How do we deliver our Data Transformation promises?
As we all know, organisations are constantly undertaking changes to their Data and System Landscapes. Impressive benefits are typically promised to justify the funding of the larger Data Transformations. But often, these are exaggerated, and ultimately what actually gets delivered may well fall short of the promised hyperbole.
Obviously, the success of any Data Transformation depends on many factors, but the successful integration of the target state with the organisation’s strategy, functions and operations will make or break its overall success. In addition, the dependence of successful Data Transformations on corresponding successful organisational transformations, is often paid little attention – if not totally ignored.
We also know that most organisations, certainly the larger ones, have heterogeneous System Landscapes. They are, of course, here to stay, but often can be made yet more complex by Data Transformations that depend on new technical solutions.
To ensure that increased System complexity does not equate with increased fragmentation, the new data world is must be effectively integrated with existing holistic data definitions, Data Governance and Data Management functions.
A Blueprint for successful Data Transformations
I strongly believe that developing a Reference Data Architecture is critical for an organisation to guarantee its ongoing success by sustainably deriving benefit from its data.
It also provides a framework that is especially important during any Data Transformations.
Typically, Data Transformations are specified and articulated almost exclusively in technological terms. Whilst this level of detail is quite obviously required, there is an abstracted level above this which specifies what data outcomes are essential. These outcomes must form the Data Architectural definitions of the Data Flows and the Data Persistence elements specified in any Solution Architectural and Technical Architectural diagrams. Such definitions are the patterns that will underpin the success of Data Transformations, as they promote standardised integration of the Data Governance and Data Management infrastructure and metadata.
The Data Gym’s Reference Data Assurance Framework
For the preceding reasons we developed the Data Gym’s Reference Data Assurance Framework.
This provides a blueprint that can be used when developing and delivering any technical solution. It will guarantee that the data demands are made paramount, whilst also accelerating delivery.
We designed the framework around the Producer-Consumer approach common to many organisations. It will have a familiarity for them which facilitates its easy adoption, adaptation and integration.
In the Producer-Consumer approach, any Consumer must access data only from Authorised Producers and these must have their Governance Metadata Domains fully documented and ratified, in order to be deemed ‘Authorised’.
To become Authorised, the Producer must satisfy the constraints imposed by the data control framework. This would include, for example, Data Quality and Data Retention policies. The interactions and integration of these Control Domains and the operational data of an organisation is also specified in the framework. The metadata flows and exchanges must support the governance and management of the data in terms of its:
- Control and
Our Reference Data Assurance Framework can be used as a design ‘check-list’ in technical delivery streams for each component being delivered, because it specifies the expected data behaviour of that component.

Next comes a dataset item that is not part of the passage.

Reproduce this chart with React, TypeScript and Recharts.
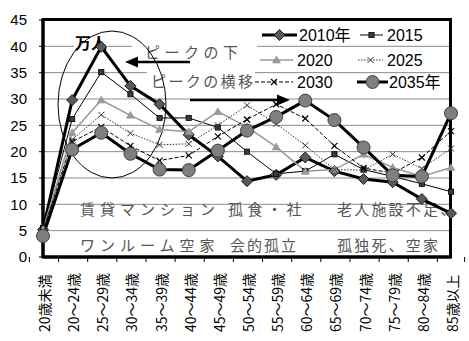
import React from 'react';
import { ComposedChart, Line, XAxis, YAxis, CartesianGrid, Legend, Customized } from 'recharts';

const W = 469;
const H = 341;
const PLOT = { left: 43, top: 20, right: 451, bottom: 257 };

const categories = [
  '20歳未満', '20～24歳', '25～29歳', '30～34歳', '35～39歳', '40～44歳', '45～49歳',
  '50～54歳', '55～59歳', '60～64歳', '65～69歳', '70～74歳', '75～79歳', '80～84歳', '85歳以上',
];
const v2010 = [5.2, 29.8, 39.9, 32.5, 29.0, 23.2, 19.1, 14.4, 15.6, 18.9, 16.3, 14.8, 14.2, 11.0, 8.3];
const v2015 = [5.5, 26.2, 35.1, 30.9, 26.4, 26.4, 24.6, 20.0, 15.8, 16.3, 19.5, 16.6, 15.3, 13.9, 12.4];
const v2020 = [5.2, 23.6, 29.8, 26.9, 24.2, 23.8, 27.6, 24.7, 20.9, 16.3, 16.6, 19.5, 17.0, 15.3, 17.0];
const v2025 = [5.0, 22.3, 27.0, 23.5, 21.3, 21.5, 25.0, 28.8, 25.3, 21.2, 16.6, 16.5, 19.5, 16.8, 20.6];
const v2030 = [4.8, 21.9, 24.7, 21.1, 18.3, 19.3, 22.9, 26.1, 29.0, 26.3, 21.1, 16.9, 15.9, 18.9, 23.9];
const v2035 = [4.0, 20.4, 23.6, 19.6, 16.6, 16.5, 20.2, 24.0, 26.6, 29.7, 26.0, 20.8, 15.5, 15.3, 27.3];
const yTicks = [0, 5, 10, 15, 20, 25, 30, 35, 40, 45];
const seriesNames = ['2010年', '2015', '2020', '2025', '2030', '2035年'];
const seriesKeys = ['y2010', 'y2015', 'y2020', 'y2025', 'y2030', 'y2035'];
const seriesValues = [v2010, v2015, v2020, v2025, v2030, v2035];

const data = categories.map((cat, i) => {
  const row: Record<string, string | number> = { cat };
  seriesKeys.forEach((k, s) => { row[k] = seriesValues[s][i]; });
  return row;
});

const BAND = (PLOT.right - PLOT.left) / categories.length;
const CJK = "'Noto Sans CJK JP', 'Noto Sans', sans-serif";
const NUM = "'Liberation Sans', 'Noto Sans CJK JP', sans-serif";

type ShapeFn = (cx: number, cy: number) => React.ReactNode;
const diamond: ShapeFn = (cx, cy) => (
  <path d={`M${cx},${cy - 5.5}L${cx + 5.5},${cy}L${cx},${cy + 5.5}L${cx - 5.5},${cy}Z`} fill="#5a5a5a" stroke="#1a1a1a" strokeWidth={1} />
);
const square: ShapeFn = (cx, cy) => (
  <rect x={cx - 2.6} y={cy - 2.6} width={5.2} height={5.2} fill="#3a3a3a" stroke="#000" strokeWidth={0.8} />
);
const triangle: ShapeFn = (cx, cy) => (
  <path d={`M${cx},${cy - 4}L${cx + 4},${cy + 3}L${cx - 4},${cy + 3}Z`} fill="#9a9a9a" stroke="#8a8a8a" strokeWidth={0.5} />
);
const xmark = (color: string, w: number): ShapeFn => (cx, cy) => (
  <g stroke={color} strokeWidth={w}>
    <line x1={cx - 3} y1={cy - 3} x2={cx + 3} y2={cy + 3} />
    <line x1={cx - 3} y1={cy + 3} x2={cx + 3} y2={cy - 3} />
  </g>
);
const circle: ShapeFn = (cx, cy) => (
  <circle cx={cx} cy={cy} r={6.5} fill="#7f7f7f" stroke="#404040" strokeWidth={1} />
);

const seriesStyles = [
  { stroke: '#000', width: 3, dash: undefined as string | undefined, shape: diamond },
  { stroke: '#000', width: 1, dash: undefined, shape: square },
  { stroke: '#999', width: 1.5, dash: undefined, shape: triangle },
  { stroke: '#333', width: 1, dash: '1.5 1.5', shape: xmark('#333', 1) },
  { stroke: '#000', width: 1, dash: '4 2', shape: xmark('#000', 1.2) },
  { stroke: '#000', width: 3, dash: undefined, shape: circle },
];

// legend placement (decoration positions)
const legendPos = [
  { x1: 262, x2: 297, y: 35, tx: 299 },
  { x1: 360, x2: 383, y: 35, tx: 387 },
  { x1: 260, x2: 293, y: 60, tx: 297 },
  { x1: 358, x2: 383, y: 60, tx: 387 },
  { x1: 255, x2: 293, y: 82, tx: 297 },
  { x1: 357, x2: 388, y: 82, tx: 389 },
];

const makeDot = (shape: ShapeFn) => (props: any) => {
  const { cx, cy, index } = props;
  if (cx == null || cy == null) return <g key={`n${index}`} />;
  return <g key={`d${index}`}>{shape(cx, cy)}</g>;
};

const XTick = (props: any) => {
  const { x, y, payload, index } = props;
  return (
    <g>
      <line x1={x - BAND / 2} x2={x - BAND / 2} y1={y} y2={y + 5} stroke="#000" strokeWidth={1} />
      {index === categories.length - 1 && (
        <line x1={x + BAND / 2} x2={x + BAND / 2} y1={y} y2={y + 5} stroke="#000" strokeWidth={1} />
      )}
      <text
        transform={`translate(${x + 1},${y + 75}) rotate(-90)`}
        textAnchor="start"
        dominantBaseline="central"
        fontSize={14}
        fontFamily={CJK}
        fill="#000"
      >
        {payload.value}
      </text>
    </g>
  );
};

const LegendContent = () => (
  <svg width={W} height={100} style={{ position: 'absolute', left: 0, top: 0, overflow: 'visible' }}>
    {seriesNames.map((name, i) => {
      const p = legendPos[i];
      const st = seriesStyles[i];
      const mx = (p.x1 + p.x2) / 2;
      return (
        <g key={name}>
          <line x1={p.x1} x2={p.x2} y1={p.y} y2={p.y} stroke={st.stroke} strokeWidth={st.width} strokeDasharray={st.dash} />
          {st.shape(mx, p.y)}
          <text x={p.tx} y={p.y} dominantBaseline="central" fontSize={16} fontFamily={NUM} fill="#000">{name}</text>
        </g>
      );
    })}
  </svg>
);

const Annotations = () => {
  const txt = { fontFamily: CJK, fill: '#555', fontSize: 15, dominantBaseline: 'central' as const };
  return (
    <g>
      <rect x={74} y={33} width={34} height={17} fill="#fff" />
      <rect x={132} y={41} width={125} height={19} fill="#fff" />
      <rect x={147} y={70} width={108} height={20} fill="#fff" />
      <text x={75} y={41.5} fontSize={16} fontWeight="bold" fontFamily={CJK} fill="#000" dominantBaseline="central">万人</text>
      <text x={145} y={51} {...txt} letterSpacing={4.5}>ピークの下</text>
      <text x={151} y={80.5} {...txt} letterSpacing={2.4}>ピークの横移</text>
      <text x={80} y={208} {...txt} letterSpacing={5}>賃貸マンション</text>
      <text x={228} y={208} {...txt} letterSpacing={4.5}>孤食・社</text>
      <text x={337} y={208} {...txt} letterSpacing={2.2}>老人施設不足、</text>
      <text x={80} y={244} {...txt} letterSpacing={5}>ワンルーム空家</text>
      <text x={230} y={244} {...txt} letterSpacing={2}>会的孤立</text>
      <text x={337} y={244} {...txt} letterSpacing={2.2}>孤独死、空家</text>
      <ellipse cx={112} cy={104.5} rx={54} ry={73.5} fill="none" stroke="#000" strokeWidth={1} />
      <line x1={190} y1={62} x2={135} y2={62} stroke="#000" strokeWidth={2.6} />
      <polygon points="125,62 138,56.5 138,67.5" fill="#000" />
      <line x1={190} y1={100} x2={279} y2={100} stroke="#000" strokeWidth={2.6} />
      <polygon points="290,100 277,94.5 277,105.5" fill="#000" />
      <rect x={PLOT.left} y={PLOT.top - 0.5} width={PLOT.right - PLOT.left - 0.5} height={PLOT.bottom - PLOT.top + 0.5} fill="none" stroke="#000" strokeWidth={3} />
    </g>
  );
};

export default function App() {
  return (
    <div style={{ position: 'absolute', left: 0, top: 0, width: W, height: H, background: '#fff' }}>
      <ComposedChart
        width={W}
        height={H}
        data={data}
        margin={{ top: PLOT.top, right: W - PLOT.right, bottom: 0, left: 0 }}
      >
        <CartesianGrid vertical={false} stroke="#8a8a8a" strokeWidth={1} />
        <XAxis
          dataKey="cat"
          interval={0}
          height={H - PLOT.bottom}
          tickLine={false}
          tickSize={0}
          tickMargin={0}
          axisLine={{ stroke: '#000', strokeWidth: 3 }}
          tick={<XTick />}
        />
        <YAxis
          domain={[0, 45]}
          ticks={yTicks}
          interval={0}
          width={PLOT.left}
          tickSize={4}
          tickMargin={12}
          axisLine={{ stroke: '#000', strokeWidth: 3 }}
          tickLine={{ stroke: '#000' }}
          tick={{ fontSize: 15, fill: '#000', fontFamily: NUM }}
        />
        <Legend
          layout="horizontal"
          verticalAlign="middle"
          align="center"
          wrapperStyle={{ position: 'absolute', left: 0, top: 0, width: W, height: 100 }}
          content={<LegendContent />}
        />
        {seriesKeys.map((k, i) => (
          <Line
            key={k}
            dataKey={k}
            name={seriesNames[i]}
            type="linear"
            stroke={seriesStyles[i].stroke}
            strokeWidth={seriesStyles[i].width}
            strokeDasharray={seriesStyles[i].dash}
            dot={makeDot(seriesStyles[i].shape)}
            activeDot={false}
            isAnimationActive={false}
          />
        ))}
        <Customized component={Annotations} />
      </ComposedChart>
    </div>
  );
}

Let’s take a look at ③, the Transformation component in the schematic. This defines the mappings and any other modifications, such as aggregation, applied to the source data so that is conforms to the semantic definitions of the produced data. These transformation details need to be defined in the Metadata Foundation capability so they can be enforced in the system landscape, and be transparent for people to review. They are used to control the actual data transformations. Any failures, or data quality breaches, will be monitored and can be reported through the Data Assurance Metadata capability.
It looks Monolithic is it?
The Architecture in the schematic may appear monolithic and ‘centralised’, but in fact this is only true in a Logical sense. It specifies the ‘What?’ rather than the ‘How?’ and so remains technologically and implementation agnostic.
Thus, for example, the data persisted in the Semantic Layer may actually be physically stored in multiple technologies, database instances, and even in geographically different data centres. The important factor here is that it is defined with the same ‘meaning’ irrespective of the implementation details.
How is it used?
The Reference Data Assurance Framework provides a standardised set of patterns that will be used within the more detailed and technology-specific Solution Architectures. The appropriate characteristics of any logical component will be applied to its corresponding technical component. For example, ensuring that any mapping failures from a Transformation component are monitored and notified to the Data Assurance Metadata capability.
In this way, we can ensure that wherever we look across the System Landscape, we will see the same data controls and behaviours being applied.
The standardisation of patterns will provide a path to the automated delivery of many of the Data Governance and Data Management functions. This will simplify and increase the cadence and agility of delivery. In addition, the approach will result in improved quality and consistency of BAU data and controls.
Thus the framework can be used to substantially improve the outcomes from Data Transformations and yet reduce the effort required to deliver them at the same time.